Review: While most film genres seem to be on the downswing in recent years, the only one that still is somewhat holding strong (and even then, not as strong as it used to) is horror. While watered down, there are still horror movies out there that hold my interest. Filmmakers like Jordan Peele and Mike Flanagan still bring me to theatres. While the old adage “it ain’t what it used to be” applies, at least some horror movies entertain the masses and aren’t bogged down by self-importance.

Which led me to give a movie like Smile a chance. First-time feature filmmaker, interesting premise, Kevin Bacon and Kyra Sedgwick’s daughter as the lead – sure, why not. Two things were evident to me one hour and 55 minutes later: Smile was like most of these new psychological horror pictures, and horror audiences are way too easily scared.

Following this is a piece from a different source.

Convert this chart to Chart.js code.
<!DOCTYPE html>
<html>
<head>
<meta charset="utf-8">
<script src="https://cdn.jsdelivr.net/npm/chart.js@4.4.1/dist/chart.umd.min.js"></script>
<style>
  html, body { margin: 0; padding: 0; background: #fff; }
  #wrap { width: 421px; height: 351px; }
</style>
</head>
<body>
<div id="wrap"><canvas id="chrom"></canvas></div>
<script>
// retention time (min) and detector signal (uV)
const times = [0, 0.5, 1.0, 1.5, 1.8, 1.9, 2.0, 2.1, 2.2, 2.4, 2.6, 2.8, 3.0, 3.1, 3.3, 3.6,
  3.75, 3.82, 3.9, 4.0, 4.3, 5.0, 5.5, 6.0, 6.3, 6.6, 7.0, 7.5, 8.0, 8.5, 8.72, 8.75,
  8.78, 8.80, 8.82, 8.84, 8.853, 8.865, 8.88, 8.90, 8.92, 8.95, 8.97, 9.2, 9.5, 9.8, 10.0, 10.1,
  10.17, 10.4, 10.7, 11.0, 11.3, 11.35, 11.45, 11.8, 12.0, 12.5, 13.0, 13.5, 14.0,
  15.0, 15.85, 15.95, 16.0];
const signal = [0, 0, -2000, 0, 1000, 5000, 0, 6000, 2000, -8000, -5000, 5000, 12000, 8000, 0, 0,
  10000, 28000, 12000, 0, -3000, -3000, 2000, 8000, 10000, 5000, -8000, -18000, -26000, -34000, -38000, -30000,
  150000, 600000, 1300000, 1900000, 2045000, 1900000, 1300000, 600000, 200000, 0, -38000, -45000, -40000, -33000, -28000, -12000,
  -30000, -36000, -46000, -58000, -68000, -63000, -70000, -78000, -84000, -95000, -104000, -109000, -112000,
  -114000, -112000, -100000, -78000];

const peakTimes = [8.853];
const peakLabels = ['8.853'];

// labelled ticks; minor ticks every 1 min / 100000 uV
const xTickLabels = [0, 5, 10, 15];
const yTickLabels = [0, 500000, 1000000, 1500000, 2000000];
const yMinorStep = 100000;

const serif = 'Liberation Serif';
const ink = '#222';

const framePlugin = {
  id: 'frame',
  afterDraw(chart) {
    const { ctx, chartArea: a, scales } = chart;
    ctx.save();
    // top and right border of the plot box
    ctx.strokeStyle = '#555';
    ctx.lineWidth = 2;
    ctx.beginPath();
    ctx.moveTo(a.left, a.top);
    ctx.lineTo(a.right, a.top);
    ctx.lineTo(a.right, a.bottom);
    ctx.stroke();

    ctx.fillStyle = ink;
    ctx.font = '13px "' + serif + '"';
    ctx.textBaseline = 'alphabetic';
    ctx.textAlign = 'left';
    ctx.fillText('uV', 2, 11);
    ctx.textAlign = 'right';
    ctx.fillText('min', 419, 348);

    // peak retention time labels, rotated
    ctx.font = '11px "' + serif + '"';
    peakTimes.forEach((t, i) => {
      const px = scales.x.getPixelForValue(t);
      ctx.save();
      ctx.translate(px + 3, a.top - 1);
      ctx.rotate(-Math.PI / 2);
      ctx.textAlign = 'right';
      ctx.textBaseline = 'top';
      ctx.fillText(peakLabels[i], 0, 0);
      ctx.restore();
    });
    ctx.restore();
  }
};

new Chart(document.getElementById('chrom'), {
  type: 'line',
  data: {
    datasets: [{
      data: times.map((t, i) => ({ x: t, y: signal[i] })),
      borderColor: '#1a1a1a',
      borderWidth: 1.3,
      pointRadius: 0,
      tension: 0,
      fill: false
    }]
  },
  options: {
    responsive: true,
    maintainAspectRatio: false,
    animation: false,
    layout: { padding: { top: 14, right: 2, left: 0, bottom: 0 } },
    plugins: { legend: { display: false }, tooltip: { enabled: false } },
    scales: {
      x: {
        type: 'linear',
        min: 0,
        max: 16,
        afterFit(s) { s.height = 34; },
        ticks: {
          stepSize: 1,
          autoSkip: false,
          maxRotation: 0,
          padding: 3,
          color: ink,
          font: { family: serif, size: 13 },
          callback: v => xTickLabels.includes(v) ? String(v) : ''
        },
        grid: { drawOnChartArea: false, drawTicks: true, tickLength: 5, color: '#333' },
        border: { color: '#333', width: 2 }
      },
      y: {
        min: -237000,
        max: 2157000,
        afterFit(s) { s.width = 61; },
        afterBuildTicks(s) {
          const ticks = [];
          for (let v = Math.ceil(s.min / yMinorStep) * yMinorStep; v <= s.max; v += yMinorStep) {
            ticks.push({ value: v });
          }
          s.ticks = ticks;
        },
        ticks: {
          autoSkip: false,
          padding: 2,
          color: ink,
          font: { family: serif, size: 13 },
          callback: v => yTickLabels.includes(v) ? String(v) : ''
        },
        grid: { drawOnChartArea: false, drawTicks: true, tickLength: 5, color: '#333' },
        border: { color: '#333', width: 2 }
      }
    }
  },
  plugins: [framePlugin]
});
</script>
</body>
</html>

Let’s start with the first point. Smile is not bad. It probably didn’t need to be 115 minutes long, and there was a lot of the usual, “look, someone is standing in the shadows, be scared!” along with a suitable music cue. For most of the movie, the demon, or evil entity, or whatever the hell the thing was that was torturing Sosie Bacon’s character, did nothing. It would smile and go “rarrh!” and run at her. That’s about it. Nothing else.

This brings me to point number two – people were reacting in this movie as if it was the fucking Exorcist. Literally, there was screaming throughout. Screaming. As if they were dying instead of the characters on the screen. It was both hilarious and quite sad. Clearly, audiences do not demand more from their horror movies, so horror filmmakers are not obliged to give them more. To be fair, most of the audience was young, so perhaps they hadn’t seen anything. But still – it was somewhat laughable.

Smile is a perfectly made middle-of-road-film. It has an interesting concept, and the characters aren’t annoying. It lopes along at the pace you expect it to, slow burn, and there are no twists. The ending is exactly what you expect. It is neither enthralling nor annoying, competently shot and acted.

The one exception might be the monster which is revealed at the end. It was really cool and featured a unique look that, quite frankly, I wish I had seen earlier in the movie. Seeing people smile creepily loses its appeal after twenty minutes. This thing could give people nightmares. Pity, it was on screen for less than a minute.

As with almost all movies these days, this movie featured a totally unmemorable score. I literally couldn’t hum it for you, even if you put a gun to my head. You used to always be able to count on horror movies to give you the good stuff; Jason’s iconic “Ch ch ch ah ah ah,” pretty much any John Carpenter score, even Saw, all memorable. Now, I can’t differentiate one movie score from another. Music used to perfectly accentuate movies – just close your eyes and play the Terminator score, Back to the Future, or Speed – you know it’s that movie without opening your eyes. Now? Forget it.

So, that’s Smile. If you’ve never seen a movie where a character hallucinates strange shit (so it’s all in her head, or is it?), then go see this movie. You’ll love it. If you’ve seen It Follows, The Shining, or Oculus, then forget it – you won’t get anything more out of this movie.